List each line of the data that holds the string "this", please.

• **Stored items from a collection**:

Begin

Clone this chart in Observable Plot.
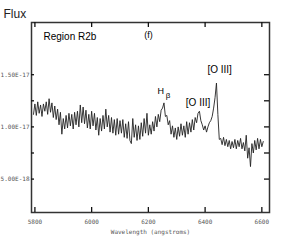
<!DOCTYPE html>
<html><head><meta charset="utf-8">
<script src="https://cdn.jsdelivr.net/npm/d3@7"></script>
<script src="https://cdn.jsdelivr.net/npm/@observablehq/plot@0.6"></script>
<style>body{margin:0;background:#fff}</style>
</head><body><div id="chart"></div>
<script>
const wavelengths = [
5795,5800,5805,5810,5815,5820,5825,5830,5835,5840,5845,5850,5855,5860,5865,5870,5875,5880,5885,5890,
5895,5900,5905,5910,5915,5920,5925,5930,5935,5940,5945,5950,5955,5960,5965,5970,5975,5980,5985,5990,
5995,6000,6005,6010,6015,6020,6025,6030,6035,6040,6045,6050,6055,6060,6065,6070,6075,6080,6085,6090,
6095,6100,6105,6110,6115,6120,6125,6130,6135,6140,6145,6150,6155,6160,6165,6170,6175,6180,6185,6190,
6195,6200,6205,6210,6215,6220,6225,6230,6235,6240,6245,6250,6255,6260,6265,6270,6275,6280,6285,6290,
6295,6300,6305,6310,6315,6320,6325,6330,6335,6340,6345,6350,6355,6360,6365,6370,6375,6380,6385,6390,
6395,6400,6405,6410,6415,6420,6425,6430,6435,6440,6445,6450,6455,6460,6465,6470,6475,6480,6485,6490,
6495,6500,6505,6510,6515,6520,6525,6530,6535,6540,6545,6550,6555,6560,6565,6570,6575,6580,6585,6590,
6595,6600,6605];
// flux in units of 1e-17
const fluxValues = [
1.12,1.22,1.11,1.24,1.13,1.21,1.10,1.22,1.15,1.24,1.12,1.27,1.14,1.23,1.09,1.20,1.07,1.17,1.02,1.14,
0.93,1.08,0.98,1.11,0.99,1.13,1.01,1.12,0.98,1.14,1.02,1.15,1.00,1.21,1.04,1.19,1.03,1.16,0.99,1.12,
0.98,1.15,1.01,1.13,0.97,1.09,0.92,1.08,0.96,1.11,0.98,1.17,1.00,1.11,0.95,1.09,0.94,1.07,0.92,1.08,
0.93,1.06,0.94,1.07,0.90,1.03,0.89,1.05,0.87,0.84,1.08,0.90,1.02,0.87,1.01,0.88,1.04,0.91,1.08,0.94,
1.13,0.92,1.02,0.93,1.05,0.96,1.10,1.00,1.12,1.05,1.16,1.18,1.23,1.10,1.11,1.02,1.06,0.93,1.01,0.90,
0.99,0.88,1.00,0.91,1.03,0.92,1.01,0.90,1.05,0.93,1.04,0.95,1.07,0.97,1.09,1.04,1.13,1.15,1.06,1.02,
0.97,1.01,0.95,1.00,1.04,1.06,1.10,1.18,1.28,1.42,1.12,0.88,0.89,0.83,0.90,0.82,0.88,0.81,0.87,0.79,
0.86,0.80,0.88,0.79,0.87,0.81,0.89,0.79,0.85,0.77,0.92,0.70,0.80,0.62,0.84,0.75,0.87,0.78,0.89,0.79,
0.88,0.81,0.86];
const fluxUnit = 1e-17;
const xTicks = [5800, 6000, 6200, 6400, 6600];
const yTicksLabeled = [5e-18, 1e-17, 1.5e-17];
const yTicksAll = [5e-18, 7.5e-18, 1e-17, 1.25e-17, 1.5e-17];

const spectrum = wavelengths.map((w, i) => ({w, f: fluxValues[i] * fluxUnit}));
const mono = "DejaVu Sans Mono, monospace";
const sans = "Liberation Sans, Arial, sans-serif";
const fmt = v => v.toExponential(2).toUpperCase();
const W = 304, H = 248, mL = 31, mR = 35, mT = 22, mB = 36;
const pw = W - mL - mR, ph = H - mT - mB;

const chart = Plot.plot({
  width: W, height: H,
  marginLeft: mL, marginRight: mR, marginTop: mT, marginBottom: mB,
  x: {domain: [5788, 6627]},
  y: {domain: [0.18e-17, 2.0e-17]},
  style: {background: "#fff"},
  marks: [
    Plot.line(spectrum, {x: "w", y: "f", stroke: "#222", strokeWidth: 0.9}),
    Plot.frame({stroke: "#333", strokeWidth: 1.5}),
    Plot.tickY(yTicksAll, {y: d => d, insetRight: pw - 3, stroke: "#111", strokeWidth: 1.3}),
    Plot.tickY(yTicksAll, {y: d => d, insetLeft: pw - 5, stroke: "#111", strokeWidth: 1.3}),
    Plot.tickX(xTicks, {x: d => d, insetTop: ph - 5, stroke: "#111", strokeWidth: 1.3}),
    Plot.tickX(xTicks, {x: d => d, insetBottom: ph - 5, stroke: "#111", strokeWidth: 1.3}),
    Plot.axisY({ticks: yTicksLabeled, tickSize: 0, tickPadding: 2, tickFormat: fmt, fontSize: 6, fontFamily: mono, fill: "#555", label: null}),
    Plot.axisX({ticks: xTicks, tickSize: 0, tickPadding: 7, tickFormat: d => String(d), fontSize: 6, fontFamily: mono, fill: "#555", label: null}),
    Plot.text(["Wavelength (angstroms)"], {frameAnchor: "bottom", dy: 21, lineAnchor: "bottom", fontSize: 6, fontFamily: mono, fill: "#555"}),
    Plot.text(["Flux"], {frameAnchor: "top-left", dx: -28, dy: -5, textAnchor: "start", lineAnchor: "bottom", fontSize: 12, fontFamily: sans, fill: "#222"}),
    Plot.text(["Region R2b"], {frameAnchor: "top-left", dx: 12, dy: 17, textAnchor: "start", lineAnchor: "bottom", fontSize: 10, fontFamily: sans, fill: "#000"}),
    Plot.text(["(f)"], {frameAnchor: "top-left", dx: 117, dy: 15, textAnchor: "middle", lineAnchor: "bottom", fontSize: 9, fontFamily: sans, fill: "#000"}),
    Plot.text(["H"], {x: 6232, y: 1.312e-17, textAnchor: "start", lineAnchor: "bottom", fontSize: 9, fontFamily: sans, fill: "#000"}),
    Plot.text(["β"], {x: 6261, y: 1.274e-17, textAnchor: "start", lineAnchor: "bottom", fontSize: 8, fontFamily: sans, fill: "#000"}),
    Plot.text(["[O III]"], {x: 6332, y: 1.2e-17, textAnchor: "start", lineAnchor: "bottom", fontSize: 10, fontFamily: sans, fill: "#000"}),
    Plot.text(["[O III]"], {x: 6408, y: 1.52e-17, textAnchor: "start", lineAnchor: "bottom", fontSize: 10, fontFamily: sans, fill: "#000"})
  ]
});
document.getElementById("chart").appendChild(chart);
</script>
</body></html>
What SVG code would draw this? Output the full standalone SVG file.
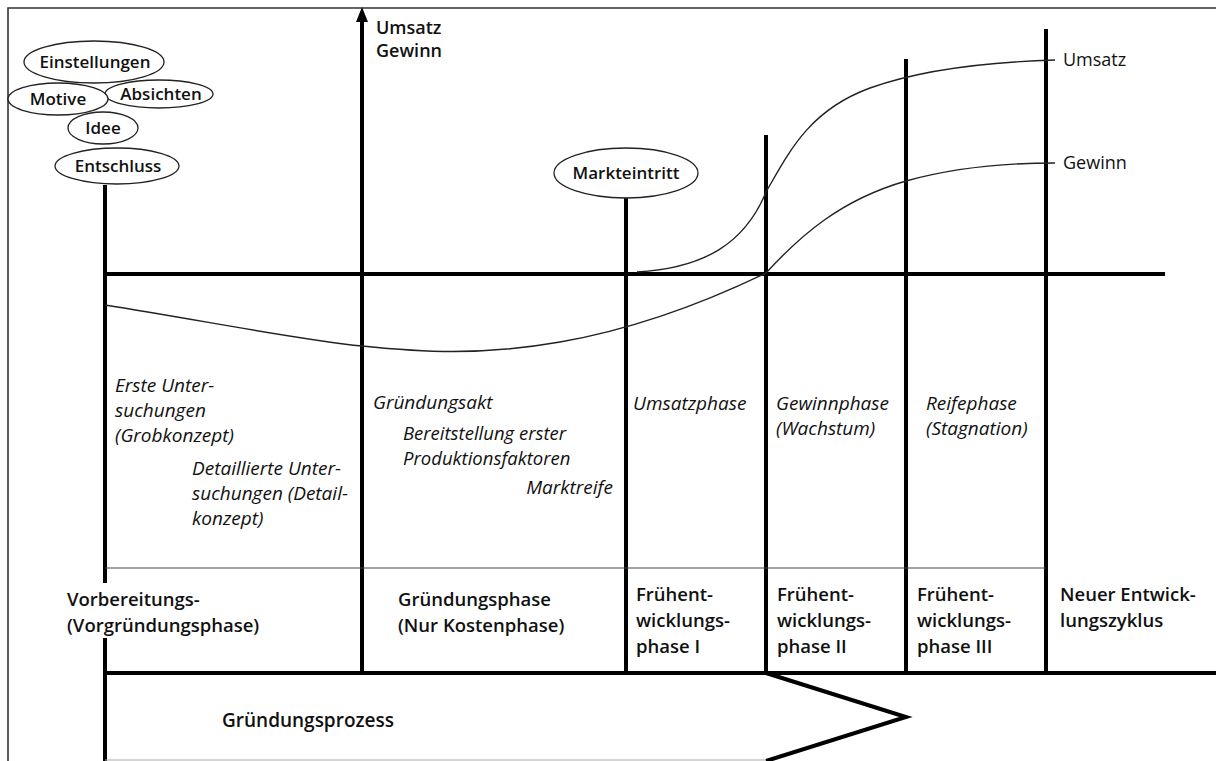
<svg xmlns="http://www.w3.org/2000/svg" width="1216" height="761" viewBox="0 0 1216 761">
<style>
.thick{stroke:#000;stroke-width:4;fill:none}
.thin{stroke:#222;stroke-width:1.4;fill:none}
.border{stroke:#333;stroke-width:1.6;fill:none}
.ell{fill:#fff;stroke:#222;stroke-width:1.3}
text{font-family:"Open Sans","Liberation Sans",sans-serif;fill:#111}
.eb{font-weight:600;font-size:17px;text-anchor:middle}
.it{font-style:italic;font-size:19px}
.lb{font-weight:600;font-size:18.5px}
.ax{font-weight:600;font-size:18px}
.rg{font-size:18px}
</style>
<rect x="0" y="0" width="1216" height="761" fill="#fff"/>
<g id="frame">
<polyline class="border" points="8,761 8,8 1216,8"/>
</g>
<g id="connectors">
<line class="thick" x1="105" y1="185" x2="105" y2="583"/>
<line class="thick" x1="105" y1="638" x2="105" y2="761"/>
<line class="thick" x1="103" y1="274" x2="1165" y2="274"/>
<line class="thick" x1="362" y1="18" x2="362" y2="672"/>
<polygon points="362,7 356,22 368,22" fill="#000"/>
<line class="thick" x1="626" y1="198" x2="626" y2="672"/>
<line class="thick" x1="766" y1="135" x2="766" y2="672"/>
<line class="thick" x1="906" y1="59" x2="906" y2="672"/>
<line class="thick" x1="1046" y1="29" x2="1046" y2="672"/>
<line stroke="#444" stroke-width="1.2" x1="105" y1="568" x2="1046" y2="568"/>
<line class="thick" x1="103" y1="673" x2="1216" y2="673"/>
<polyline class="thick" points="766,673 906,717 766,761"/>
<line stroke="#aaa" stroke-width="1.2" x1="105" y1="760" x2="766" y2="760"/>
<path class="thin" d="M105,305 C200,320 300,340 362,346 C420,352 480,356 560,342 C640,328 710,300 766,273 C800,236 840,200 906,181 C960,166 1010,163 1055,163"/>
<path class="thin" d="M637,272 C705,268 745,243 766,192 C790,150 810,110 870,88 C920,70 990,62 1055,60"/>
</g>
<g id="n-einstellungen"><ellipse class="ell" cx="94" cy="62" rx="70" ry="21"/><text class="eb" x="95" y="68">Einstellungen</text></g>
<g id="n-absichten"><ellipse class="ell" cx="159" cy="94" rx="54" ry="14"/><text class="eb" x="161" y="100">Absichten</text></g>
<g id="n-motive"><ellipse class="ell" cx="58" cy="99" rx="50" ry="16"/><text class="eb" x="58" y="105">Motive</text></g>
<g id="n-idee"><ellipse class="ell" cx="103" cy="128" rx="35" ry="16"/><text class="eb" x="103" y="134">Idee</text></g>
<g id="n-entschluss"><ellipse class="ell" cx="117" cy="166" rx="62" ry="18"/><text class="eb" x="118" y="172">Entschluss</text></g>
<g id="n-markteintritt"><ellipse class="ell" cx="626" cy="173" rx="72" ry="25"/><text class="eb" x="626" y="179">Markteintritt</text></g>
<g id="axis-label"><text class="ax" x="376" y="34">Umsatz</text><text class="ax" x="376" y="57">Gewinn</text></g>
<g id="curve-labels"><text class="rg" x="1063" y="66">Umsatz</text><text class="rg" x="1063" y="169">Gewinn</text></g>
<g id="phase-texts">
<text class="it" x="115" y="392">Erste Unter-</text>
<text class="it" x="115" y="417">suchungen</text>
<text class="it" x="115" y="442">(Grobkonzept)</text>
<text class="it" x="192" y="475">Detaillierte Unter-</text>
<text class="it" x="192" y="500">suchungen (Detail-</text>
<text class="it" x="192" y="525">konzept)</text>
<text class="it" x="373" y="409">Gründungsakt</text>
<text class="it" x="403" y="440" style="font-size:18.5px">Bereitstellung erster</text>
<text class="it" x="403" y="465" style="font-size:18.5px">Produktionsfaktoren</text>
<text class="it" x="613" y="494" text-anchor="end">Marktreife</text>
<text class="it" x="633" y="410">Umsatzphase</text>
<text class="it" x="776" y="410">Gewinnphase</text>
<text class="it" x="776" y="435">(Wachstum)</text>
<text class="it" x="926" y="410">Reifephase</text>
<text class="it" x="926" y="435">(Stagnation)</text>
</g>
<g id="phase-names">
<text class="lb" x="67" y="606">Vorbereitungs-</text>
<text class="lb" x="67" y="632">(Vorgründungsphase)</text>
<text class="lb" x="398" y="606">Gründungsphase</text>
<text class="lb" x="398" y="632">(Nur Kostenphase)</text>
<text class="lb" x="636" y="601">Frühent-</text>
<text class="lb" x="636" y="627">wicklungs-</text>
<text class="lb" x="636" y="653">phase I</text>
<text class="lb" x="777" y="601">Frühent-</text>
<text class="lb" x="777" y="627">wicklungs-</text>
<text class="lb" x="777" y="653">phase II</text>
<text class="lb" x="917" y="601">Frühent-</text>
<text class="lb" x="917" y="627">wicklungs-</text>
<text class="lb" x="917" y="653">phase III</text>
<text class="lb" x="1060" y="601">Neuer Entwick-</text>
<text class="lb" x="1060" y="627">lungszyklus</text>
</g>
<g id="n-gruendungsprozess"><text class="lb" x="222" y="727" style="font-size:19px">Gründungsprozess</text></g>
</svg>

End

• **FULL ANSWER**:
Clone this chart in Observable Plot.
What SVG code would draw this? Output the full standalone SVG file.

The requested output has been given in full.